>> Begin

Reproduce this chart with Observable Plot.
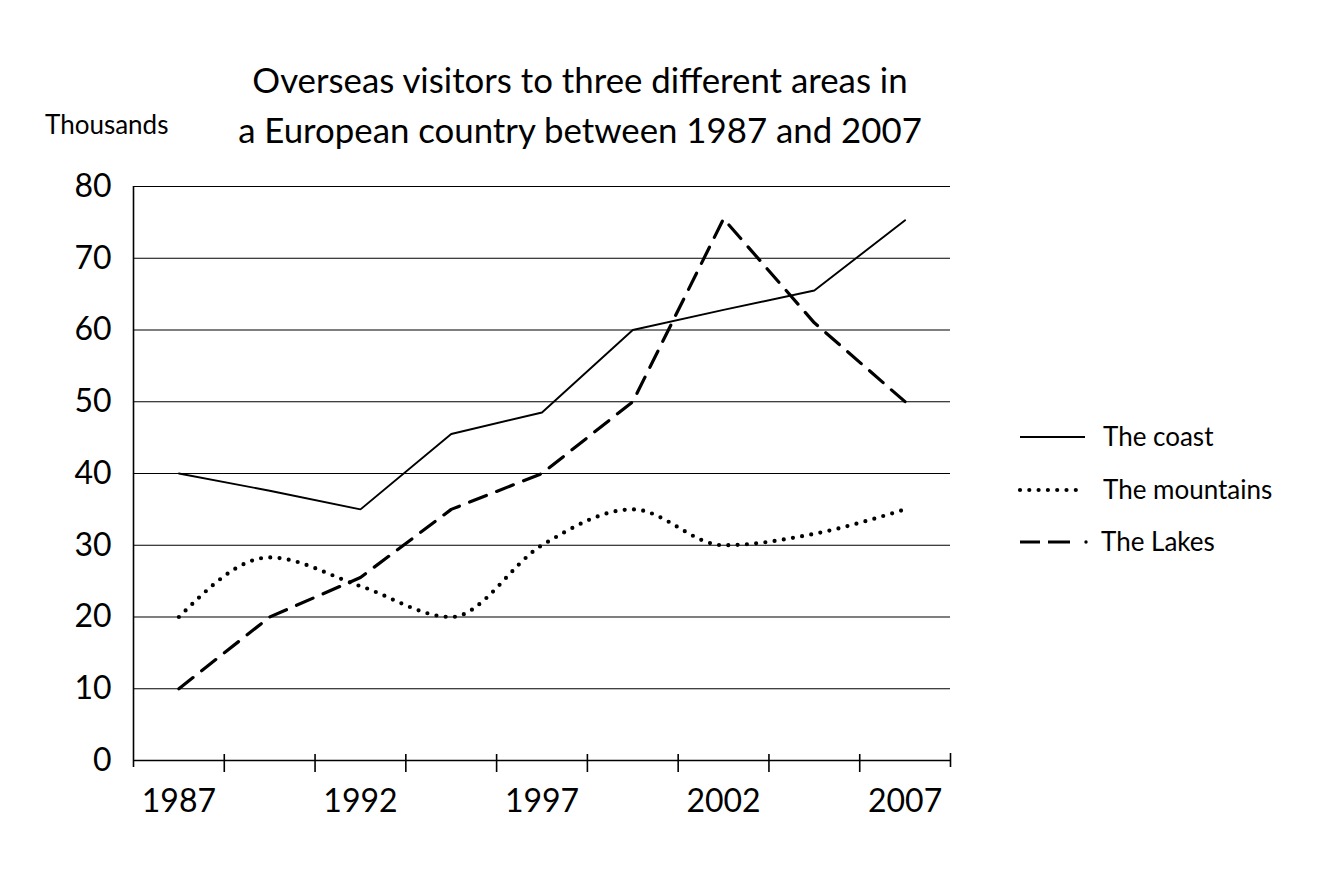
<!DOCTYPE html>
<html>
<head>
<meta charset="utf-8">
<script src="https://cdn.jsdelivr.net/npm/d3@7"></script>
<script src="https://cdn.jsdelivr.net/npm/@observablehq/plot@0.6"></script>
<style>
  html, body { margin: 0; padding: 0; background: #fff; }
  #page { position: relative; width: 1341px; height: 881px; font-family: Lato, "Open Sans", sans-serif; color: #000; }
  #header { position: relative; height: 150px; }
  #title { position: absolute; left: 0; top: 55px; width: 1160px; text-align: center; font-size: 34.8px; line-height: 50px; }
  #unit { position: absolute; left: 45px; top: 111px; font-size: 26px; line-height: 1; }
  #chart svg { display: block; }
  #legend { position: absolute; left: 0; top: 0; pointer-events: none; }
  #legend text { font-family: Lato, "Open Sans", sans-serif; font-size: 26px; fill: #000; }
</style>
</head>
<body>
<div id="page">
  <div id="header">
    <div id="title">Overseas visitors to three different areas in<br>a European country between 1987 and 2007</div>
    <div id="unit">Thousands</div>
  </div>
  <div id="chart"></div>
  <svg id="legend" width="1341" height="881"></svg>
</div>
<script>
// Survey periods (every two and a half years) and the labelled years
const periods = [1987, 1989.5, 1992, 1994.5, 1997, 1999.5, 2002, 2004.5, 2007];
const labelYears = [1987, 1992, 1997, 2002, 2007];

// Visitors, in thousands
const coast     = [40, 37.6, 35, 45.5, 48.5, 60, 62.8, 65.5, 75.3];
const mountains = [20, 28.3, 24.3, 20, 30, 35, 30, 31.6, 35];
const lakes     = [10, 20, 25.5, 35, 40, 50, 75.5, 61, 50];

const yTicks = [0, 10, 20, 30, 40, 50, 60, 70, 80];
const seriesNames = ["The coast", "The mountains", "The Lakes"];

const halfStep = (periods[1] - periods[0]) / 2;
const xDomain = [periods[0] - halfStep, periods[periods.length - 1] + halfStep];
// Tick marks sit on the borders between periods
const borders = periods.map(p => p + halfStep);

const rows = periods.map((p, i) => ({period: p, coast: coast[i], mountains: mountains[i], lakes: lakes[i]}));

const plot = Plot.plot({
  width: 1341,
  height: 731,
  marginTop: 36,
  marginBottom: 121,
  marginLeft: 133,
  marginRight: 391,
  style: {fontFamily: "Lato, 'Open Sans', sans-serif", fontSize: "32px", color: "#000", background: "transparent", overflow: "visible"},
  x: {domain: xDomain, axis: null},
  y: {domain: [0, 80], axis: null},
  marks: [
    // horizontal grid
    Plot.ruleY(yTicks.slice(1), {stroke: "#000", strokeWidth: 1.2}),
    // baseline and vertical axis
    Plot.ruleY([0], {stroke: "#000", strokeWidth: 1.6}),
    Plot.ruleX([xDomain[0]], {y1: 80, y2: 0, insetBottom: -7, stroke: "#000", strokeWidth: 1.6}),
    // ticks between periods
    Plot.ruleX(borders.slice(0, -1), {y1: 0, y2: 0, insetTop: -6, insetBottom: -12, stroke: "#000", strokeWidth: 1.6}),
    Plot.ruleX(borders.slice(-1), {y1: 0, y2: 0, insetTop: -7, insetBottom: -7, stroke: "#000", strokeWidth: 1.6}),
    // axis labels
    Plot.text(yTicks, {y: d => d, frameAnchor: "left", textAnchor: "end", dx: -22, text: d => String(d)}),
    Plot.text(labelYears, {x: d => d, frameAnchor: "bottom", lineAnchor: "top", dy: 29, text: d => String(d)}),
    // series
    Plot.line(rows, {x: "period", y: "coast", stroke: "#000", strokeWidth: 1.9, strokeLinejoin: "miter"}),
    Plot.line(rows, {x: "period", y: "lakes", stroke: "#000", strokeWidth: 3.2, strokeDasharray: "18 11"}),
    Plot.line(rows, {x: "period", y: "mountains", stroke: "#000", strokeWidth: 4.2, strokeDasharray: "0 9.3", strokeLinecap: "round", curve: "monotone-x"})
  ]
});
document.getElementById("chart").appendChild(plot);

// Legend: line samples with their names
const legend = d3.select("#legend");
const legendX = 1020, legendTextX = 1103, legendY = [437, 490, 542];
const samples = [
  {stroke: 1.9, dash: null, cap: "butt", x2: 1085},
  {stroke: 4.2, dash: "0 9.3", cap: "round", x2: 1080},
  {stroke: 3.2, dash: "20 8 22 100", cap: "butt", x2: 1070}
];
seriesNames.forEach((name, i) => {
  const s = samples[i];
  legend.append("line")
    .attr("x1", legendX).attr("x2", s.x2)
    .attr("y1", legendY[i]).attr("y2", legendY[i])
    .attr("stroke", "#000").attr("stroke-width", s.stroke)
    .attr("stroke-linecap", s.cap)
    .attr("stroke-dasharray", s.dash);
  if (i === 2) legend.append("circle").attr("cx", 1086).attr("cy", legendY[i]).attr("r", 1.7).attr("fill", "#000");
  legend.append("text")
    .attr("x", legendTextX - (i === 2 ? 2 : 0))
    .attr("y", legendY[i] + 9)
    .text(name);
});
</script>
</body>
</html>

>> End

__Do this__: Take the listing and print it again exactly, but without any pictures.

__Completed exercise__:
Reproduce this chart with Observable Plot.
<!DOCTYPE html>
<html>
<head>
<meta charset="utf-8">
<script src="https://cdn.jsdelivr.net/npm/d3@7"></script>
<script src="https://cdn.jsdelivr.net/npm/@observablehq/plot@0.6"></script>
<style>
  html, body { margin: 0; padding: 0; background: #fff; }
  #page { position: relative; width: 1341px; height: 881px; font-family: Lato, "Open Sans", sans-serif; color: #000; }
  #header { position: relative; height: 150px; }
  #title { position: absolute; left: 0; top: 55px; width: 1160px; text-align: center; font-size: 34.8px; line-height: 50px; }
  #unit { position: absolute; left: 45px; top: 111px; font-size: 26px; line-height: 1; }
  #chart svg { display: block; }
  #legend { position: absolute; left: 0; top: 0; pointer-events: none; }
  #legend text { font-family: Lato, "Open Sans", sans-serif; font-size: 26px; fill: #000; }
</style>
</head>
<body>
<div id="page">
  <div id="header">
    <div id="title">Overseas visitors to three different areas in<br>a European country between 1987 and 2007</div>
    <div id="unit">Thousands</div>
  </div>
  <div id="chart"></div>
  <svg id="legend" width="1341" height="881"></svg>
</div>
<script>
// Survey periods (every two and a half years) and the labelled years
const periods = [1987, 1989.5, 1992, 1994.5, 1997, 1999.5, 2002, 2004.5, 2007];
const labelYears = [1987, 1992, 1997, 2002, 2007];

// Visitors, in thousands
const coast     = [40, 37.6, 35, 45.5, 48.5, 60, 62.8, 65.5, 75.3];
const mountains = [20, 28.3, 24.3, 20, 30, 35, 30, 31.6, 35];
const lakes     = [10, 20, 25.5, 35, 40, 50, 75.5, 61, 50];

const yTicks = [0, 10, 20, 30, 40, 50, 60, 70, 80];
const seriesNames = ["The coast", "The mountains", "The Lakes"];

const halfStep = (periods[1] - periods[0]) / 2;
const xDomain = [periods[0] - halfStep, periods[periods.length - 1] + halfStep];
// Tick marks sit on the borders between periods
const borders = periods.map(p => p + halfStep);

const rows = periods.map((p, i) => ({period: p, coast: coast[i], mountains: mountains[i], lakes: lakes[i]}));

const plot = Plot.plot({
  width: 1341,
  height: 731,
  marginTop: 36,
  marginBottom: 121,
  marginLeft: 133,
  marginRight: 391,
  style: {fontFamily: "Lato, 'Open Sans', sans-serif", fontSize: "32px", color: "#000", background: "transparent", overflow: "visible"},
  x: {domain: xDomain, axis: null},
  y: {domain: [0, 80], axis: null},
  marks: [
    // horizontal grid
    Plot.ruleY(yTicks.slice(1), {stroke: "#000", strokeWidth: 1.2}),
    // baseline and vertical axis
    Plot.ruleY([0], {stroke: "#000", strokeWidth: 1.6}),
    Plot.ruleX([xDomain[0]], {y1: 80, y2: 0, insetBottom: -7, stroke: "#000", strokeWidth: 1.6}),
    // ticks between periods
    Plot.ruleX(borders.slice(0, -1), {y1: 0, y2: 0, insetTop: -6, insetBottom: -12, stroke: "#000", strokeWidth: 1.6}),
    Plot.ruleX(borders.slice(-1), {y1: 0, y2: 0, insetTop: -7, insetBottom: -7, stroke: "#000", strokeWidth: 1.6}),
    // axis labels
    Plot.text(yTicks, {y: d => d, frameAnchor: "left", textAnchor: "end", dx: -22, text: d => String(d)}),
    Plot.text(labelYears, {x: d => d, frameAnchor: "bottom", lineAnchor: "top", dy: 29, text: d => String(d)}),
    // series
    Plot.line(rows, {x: "period", y: "coast", stroke: "#000", strokeWidth: 1.9, strokeLinejoin: "miter"}),
    Plot.line(rows, {x: "period", y: "lakes", stroke: "#000", strokeWidth: 3.2, strokeDasharray: "18 11"}),
    Plot.line(rows, {x: "period", y: "mountains", stroke: "#000", strokeWidth: 4.2, strokeDasharray: "0 9.3", strokeLinecap: "round", curve: "monotone-x"})
  ]
});
document.getElementById("chart").appendChild(plot);

// Legend: line samples with their names
const legend = d3.select("#legend");
const legendX = 1020, legendTextX = 1103, legendY = [437, 490, 542];
const samples = [
  {stroke: 1.9, dash: null, cap: "butt", x2: 1085},
  {stroke: 4.2, dash: "0 9.3", cap: "round", x2: 1080},
  {stroke: 3.2, dash: "20 8 22 100", cap: "butt", x2: 1070}
];
seriesNames.forEach((name, i) => {
  const s = samples[i];
  legend.append("line")
    .attr("x1", legendX).attr("x2", s.x2)
    .attr("y1", legendY[i]).attr("y2", legendY[i])
    .attr("stroke", "#000").attr("stroke-width", s.stroke)
    .attr("stroke-linecap", s.cap)
    .attr("stroke-dasharray", s.dash);
  if (i === 2) legend.append("circle").attr("cx", 1086).attr("cy", legendY[i]).attr("r", 1.7).attr("fill", "#000");
  legend.append("text")
    .attr("x", legendTextX - (i === 2 ? 2 : 0))
    .attr("y", legendY[i] + 9)
    .text(name);
});
</script>
</body>
</html>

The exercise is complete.